Mr. Li began the concerto’s first movement with a very dramatic and deliberate opening matched by the orchestra. Saint-Saens wrote this piece for Anton Rubenstein (with a heavy influence of the virtuostic Franz Liszt) and the fact that a fourteen-year-old could even begin to keep up with the technical demands of the concerto was truly remarkable. Mr. Li demonstrated solid virtuosity at the keyboard, playing like Horowitz when his hands are not even supposed to be fully grown. His right hand glided over the keys with strength in his arm and he handled the many musical shifts well.
The orchestras next concert will be November 1. Conducting will be David Alan Miller, and the concert will include music of John Harbison and Johannes Brahms, and will feature flutist Jayn Rosenfeld. For information call (609) 258-5000.
The third movement Presto included at least thirty sets of triplet trills moving up and down the keyboard and Mr. Li gave each trill direction. In watching this young artist, what was heard in the hall somewhat differed from the visual effect of him playing the piano, as if he were hiding two other hands somewhere that were also playing. Mr. Li kept his audience riveted to the stage, and in an appealing show of youthful confidence, played two encores for solo piano (Chopin’s C# minor Nocturne and Rimsky-Korsakov’s Flight of the Bumblebees) as if the concert had turned into his own private recital. Despite the prospect of a monumental Mahler symphony for the second half, the sold-out audience at Richardson could no doubt have listened to George Li for a couple of more hours.
Mahler’s Symphony No. 4 in G Major is not quite as dark as some of the works he is more known for, and Mr. Zander and the orchestra began the first movement Moderato with a very light and Viennese style. This symphony is a study in Mahler’s interest in creating unusual combinations of instruments, and because of its chamber nature, there is little room for error from the instruments. Clarity in playing is essential, and the members of the Princeton Symphony had this well in hand. Oboist Carolyn Park and bassoonist Roe Goodman provided a playful duet (Ms. Park had a number of other fine solos within the symphony) and English horn player Keisuke Ikuma had a sublime moment accompanied by strings. This being Mahler, there was the occasional quirkiness, such as the piercing trio of flutes and wailing oboes and clarinets.

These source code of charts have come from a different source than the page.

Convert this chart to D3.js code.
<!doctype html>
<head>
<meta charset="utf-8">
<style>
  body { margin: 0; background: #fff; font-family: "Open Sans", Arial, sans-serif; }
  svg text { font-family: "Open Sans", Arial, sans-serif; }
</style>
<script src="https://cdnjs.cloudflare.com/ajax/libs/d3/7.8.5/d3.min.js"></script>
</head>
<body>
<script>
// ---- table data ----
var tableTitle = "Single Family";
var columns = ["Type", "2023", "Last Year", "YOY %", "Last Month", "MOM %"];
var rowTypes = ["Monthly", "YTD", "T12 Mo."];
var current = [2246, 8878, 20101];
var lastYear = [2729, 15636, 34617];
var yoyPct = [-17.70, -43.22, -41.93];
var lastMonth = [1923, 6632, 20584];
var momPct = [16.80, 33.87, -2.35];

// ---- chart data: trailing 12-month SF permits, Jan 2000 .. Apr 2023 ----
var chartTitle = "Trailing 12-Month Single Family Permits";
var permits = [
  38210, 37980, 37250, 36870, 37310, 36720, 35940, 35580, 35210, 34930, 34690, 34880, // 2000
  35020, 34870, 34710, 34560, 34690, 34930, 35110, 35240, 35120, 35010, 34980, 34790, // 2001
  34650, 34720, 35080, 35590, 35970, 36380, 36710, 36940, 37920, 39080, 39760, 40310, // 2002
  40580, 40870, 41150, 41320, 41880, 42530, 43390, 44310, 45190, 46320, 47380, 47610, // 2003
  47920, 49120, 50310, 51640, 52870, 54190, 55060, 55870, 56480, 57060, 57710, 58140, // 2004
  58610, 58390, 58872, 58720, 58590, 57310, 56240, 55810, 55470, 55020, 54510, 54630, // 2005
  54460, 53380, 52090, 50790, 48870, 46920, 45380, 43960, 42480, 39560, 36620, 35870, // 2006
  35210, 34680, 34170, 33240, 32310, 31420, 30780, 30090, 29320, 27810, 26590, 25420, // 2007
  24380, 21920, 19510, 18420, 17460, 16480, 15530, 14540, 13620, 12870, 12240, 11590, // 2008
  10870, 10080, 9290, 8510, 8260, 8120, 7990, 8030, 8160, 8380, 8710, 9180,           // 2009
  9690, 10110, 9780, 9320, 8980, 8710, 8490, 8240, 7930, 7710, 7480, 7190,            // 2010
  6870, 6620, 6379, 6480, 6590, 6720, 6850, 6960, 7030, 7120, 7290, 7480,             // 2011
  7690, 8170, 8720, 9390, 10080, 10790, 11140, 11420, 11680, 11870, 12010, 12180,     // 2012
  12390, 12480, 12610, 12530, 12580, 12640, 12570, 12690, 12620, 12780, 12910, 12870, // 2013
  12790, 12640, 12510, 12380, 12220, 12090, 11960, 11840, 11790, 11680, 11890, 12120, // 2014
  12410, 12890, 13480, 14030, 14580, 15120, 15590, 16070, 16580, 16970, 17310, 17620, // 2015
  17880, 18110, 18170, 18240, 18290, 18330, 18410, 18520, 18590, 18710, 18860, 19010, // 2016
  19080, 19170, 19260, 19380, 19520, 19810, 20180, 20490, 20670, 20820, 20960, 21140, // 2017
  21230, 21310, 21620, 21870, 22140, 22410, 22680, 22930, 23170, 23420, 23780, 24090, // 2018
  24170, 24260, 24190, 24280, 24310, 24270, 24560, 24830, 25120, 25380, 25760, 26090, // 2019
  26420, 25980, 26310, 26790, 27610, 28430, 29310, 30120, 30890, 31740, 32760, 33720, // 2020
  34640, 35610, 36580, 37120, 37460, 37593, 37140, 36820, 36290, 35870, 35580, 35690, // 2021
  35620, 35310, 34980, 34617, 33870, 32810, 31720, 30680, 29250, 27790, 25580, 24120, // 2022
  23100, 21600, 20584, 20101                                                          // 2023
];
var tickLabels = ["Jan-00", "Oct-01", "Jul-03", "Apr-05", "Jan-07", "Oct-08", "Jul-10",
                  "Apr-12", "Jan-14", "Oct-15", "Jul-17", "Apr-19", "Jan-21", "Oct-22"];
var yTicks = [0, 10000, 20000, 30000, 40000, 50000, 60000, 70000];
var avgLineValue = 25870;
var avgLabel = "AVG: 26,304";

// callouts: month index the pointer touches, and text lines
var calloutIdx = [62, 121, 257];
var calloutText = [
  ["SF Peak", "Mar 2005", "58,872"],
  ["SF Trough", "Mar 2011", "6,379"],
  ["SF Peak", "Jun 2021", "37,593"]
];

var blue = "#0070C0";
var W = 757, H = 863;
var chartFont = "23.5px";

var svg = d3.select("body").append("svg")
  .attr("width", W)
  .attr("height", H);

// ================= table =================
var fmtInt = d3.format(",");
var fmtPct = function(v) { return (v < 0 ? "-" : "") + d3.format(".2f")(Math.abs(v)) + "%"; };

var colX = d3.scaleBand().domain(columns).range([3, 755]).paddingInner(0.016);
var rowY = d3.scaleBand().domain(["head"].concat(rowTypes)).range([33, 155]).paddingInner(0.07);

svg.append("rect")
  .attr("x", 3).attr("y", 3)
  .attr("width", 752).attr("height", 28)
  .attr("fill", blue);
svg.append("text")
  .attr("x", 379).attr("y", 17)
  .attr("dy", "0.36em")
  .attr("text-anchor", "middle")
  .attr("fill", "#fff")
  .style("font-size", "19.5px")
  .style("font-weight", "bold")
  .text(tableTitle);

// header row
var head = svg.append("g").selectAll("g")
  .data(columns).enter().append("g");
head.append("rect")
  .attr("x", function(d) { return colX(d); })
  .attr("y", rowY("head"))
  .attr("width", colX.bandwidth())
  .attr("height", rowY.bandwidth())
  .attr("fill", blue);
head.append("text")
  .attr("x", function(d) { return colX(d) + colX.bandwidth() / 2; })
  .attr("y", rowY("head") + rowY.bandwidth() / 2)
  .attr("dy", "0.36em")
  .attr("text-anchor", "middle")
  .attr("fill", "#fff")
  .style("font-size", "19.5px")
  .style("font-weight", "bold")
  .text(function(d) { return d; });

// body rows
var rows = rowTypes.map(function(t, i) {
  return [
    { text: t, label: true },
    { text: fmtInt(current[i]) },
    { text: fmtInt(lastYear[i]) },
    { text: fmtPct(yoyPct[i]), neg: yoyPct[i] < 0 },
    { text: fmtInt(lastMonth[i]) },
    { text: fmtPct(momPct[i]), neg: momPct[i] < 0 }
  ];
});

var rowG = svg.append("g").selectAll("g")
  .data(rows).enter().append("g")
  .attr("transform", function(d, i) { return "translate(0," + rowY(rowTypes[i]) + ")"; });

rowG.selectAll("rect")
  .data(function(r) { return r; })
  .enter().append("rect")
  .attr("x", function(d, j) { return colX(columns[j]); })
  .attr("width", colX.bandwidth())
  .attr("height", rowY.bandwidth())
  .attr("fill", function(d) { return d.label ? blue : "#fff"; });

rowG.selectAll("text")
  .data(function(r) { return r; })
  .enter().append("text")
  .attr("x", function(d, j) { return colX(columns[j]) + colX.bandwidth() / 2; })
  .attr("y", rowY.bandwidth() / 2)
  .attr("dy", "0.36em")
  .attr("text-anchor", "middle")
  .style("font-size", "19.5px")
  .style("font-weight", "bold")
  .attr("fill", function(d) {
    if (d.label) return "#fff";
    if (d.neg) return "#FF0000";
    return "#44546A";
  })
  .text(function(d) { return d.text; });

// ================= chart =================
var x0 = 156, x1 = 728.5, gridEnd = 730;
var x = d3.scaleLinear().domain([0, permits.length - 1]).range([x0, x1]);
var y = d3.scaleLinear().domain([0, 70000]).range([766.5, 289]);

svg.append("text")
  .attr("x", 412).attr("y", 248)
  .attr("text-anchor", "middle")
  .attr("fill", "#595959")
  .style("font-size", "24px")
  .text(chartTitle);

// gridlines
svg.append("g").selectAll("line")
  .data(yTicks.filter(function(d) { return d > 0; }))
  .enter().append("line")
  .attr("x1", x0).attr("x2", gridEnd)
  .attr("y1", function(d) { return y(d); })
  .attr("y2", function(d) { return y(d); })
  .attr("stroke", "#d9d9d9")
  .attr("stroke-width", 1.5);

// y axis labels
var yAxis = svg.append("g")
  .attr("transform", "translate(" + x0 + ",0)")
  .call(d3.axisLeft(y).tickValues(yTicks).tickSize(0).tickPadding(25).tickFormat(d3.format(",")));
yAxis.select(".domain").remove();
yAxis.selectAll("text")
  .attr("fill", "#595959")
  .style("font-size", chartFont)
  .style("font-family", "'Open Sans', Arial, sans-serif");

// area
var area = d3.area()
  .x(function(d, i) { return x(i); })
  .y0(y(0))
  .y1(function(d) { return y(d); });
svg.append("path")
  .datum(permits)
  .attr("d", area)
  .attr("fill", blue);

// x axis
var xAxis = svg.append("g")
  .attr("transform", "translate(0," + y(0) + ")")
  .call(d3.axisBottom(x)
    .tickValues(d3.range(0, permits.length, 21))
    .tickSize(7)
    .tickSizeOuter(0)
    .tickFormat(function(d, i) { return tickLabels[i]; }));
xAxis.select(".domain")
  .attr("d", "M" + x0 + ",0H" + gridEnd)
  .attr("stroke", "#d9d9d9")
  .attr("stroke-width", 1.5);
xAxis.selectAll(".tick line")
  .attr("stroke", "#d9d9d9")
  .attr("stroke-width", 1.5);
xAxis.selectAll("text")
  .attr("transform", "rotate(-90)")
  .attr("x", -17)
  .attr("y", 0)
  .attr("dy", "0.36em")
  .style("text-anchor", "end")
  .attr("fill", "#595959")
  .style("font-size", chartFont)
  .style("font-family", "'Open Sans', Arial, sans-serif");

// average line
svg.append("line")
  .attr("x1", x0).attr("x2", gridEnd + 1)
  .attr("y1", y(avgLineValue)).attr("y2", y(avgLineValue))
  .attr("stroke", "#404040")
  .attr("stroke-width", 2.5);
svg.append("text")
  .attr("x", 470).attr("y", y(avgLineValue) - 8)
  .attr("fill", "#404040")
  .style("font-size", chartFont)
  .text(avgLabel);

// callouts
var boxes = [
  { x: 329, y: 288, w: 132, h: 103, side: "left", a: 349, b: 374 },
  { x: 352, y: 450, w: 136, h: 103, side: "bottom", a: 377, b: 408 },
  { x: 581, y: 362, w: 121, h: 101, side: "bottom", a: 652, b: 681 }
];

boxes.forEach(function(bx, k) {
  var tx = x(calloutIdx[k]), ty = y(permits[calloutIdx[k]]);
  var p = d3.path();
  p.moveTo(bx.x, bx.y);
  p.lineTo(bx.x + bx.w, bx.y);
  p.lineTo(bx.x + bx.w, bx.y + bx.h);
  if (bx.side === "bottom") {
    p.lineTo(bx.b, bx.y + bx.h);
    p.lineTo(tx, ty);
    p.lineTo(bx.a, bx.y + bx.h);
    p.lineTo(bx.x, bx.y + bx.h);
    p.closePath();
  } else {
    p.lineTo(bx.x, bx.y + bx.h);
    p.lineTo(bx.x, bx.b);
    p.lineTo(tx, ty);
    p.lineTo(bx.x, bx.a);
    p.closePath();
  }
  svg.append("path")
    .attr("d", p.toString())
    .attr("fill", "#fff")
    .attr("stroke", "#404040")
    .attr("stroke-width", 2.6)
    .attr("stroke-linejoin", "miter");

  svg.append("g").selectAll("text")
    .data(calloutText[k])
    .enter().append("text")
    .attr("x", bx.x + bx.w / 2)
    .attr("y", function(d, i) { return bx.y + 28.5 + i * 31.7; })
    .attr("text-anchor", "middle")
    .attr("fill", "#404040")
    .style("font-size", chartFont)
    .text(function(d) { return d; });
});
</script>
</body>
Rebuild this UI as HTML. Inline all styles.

Mahler symphonies are broad palettes of orchestral color, and Mr. Zander worked hard to maintain variety in the music throughout the extended movements. He kept tempos and conducting gestures very steady, paying particular attention to dynamic details. The audience could easily enjoy following the motives around the orchestra as Mahler repeatedly recombined instrumentation. The second movement was marked with the unusual touch of the first violinist (in this case Basia Danilow) switching instruments to a second violin tuned differently to depict the fiddling of Brother Death.
Also as with other Mahler works, a solo human voice is interpolated into the texture. Soprano Sarah Pelletier had a long sit until the fourth movement of this work, and captured well the spirit of the text and the lightness of the movement. The text, from Mahler’s previous Das Knaben Wunderhorn, is focused on a child’s perception of heaven, and Ms. Pelletier achieved this effect by keeping some of the higher register a little bit straighter in tone.
The Princeton Symphony Orchestra is beginning a new era in its history, and particularly with the emphasis on the concert experience extending outside the concert hall, this era is primed to draw a new audience to the orchestra. Mr. Zander gave the ensemble a good start to what should settle in to be an enjoyable season.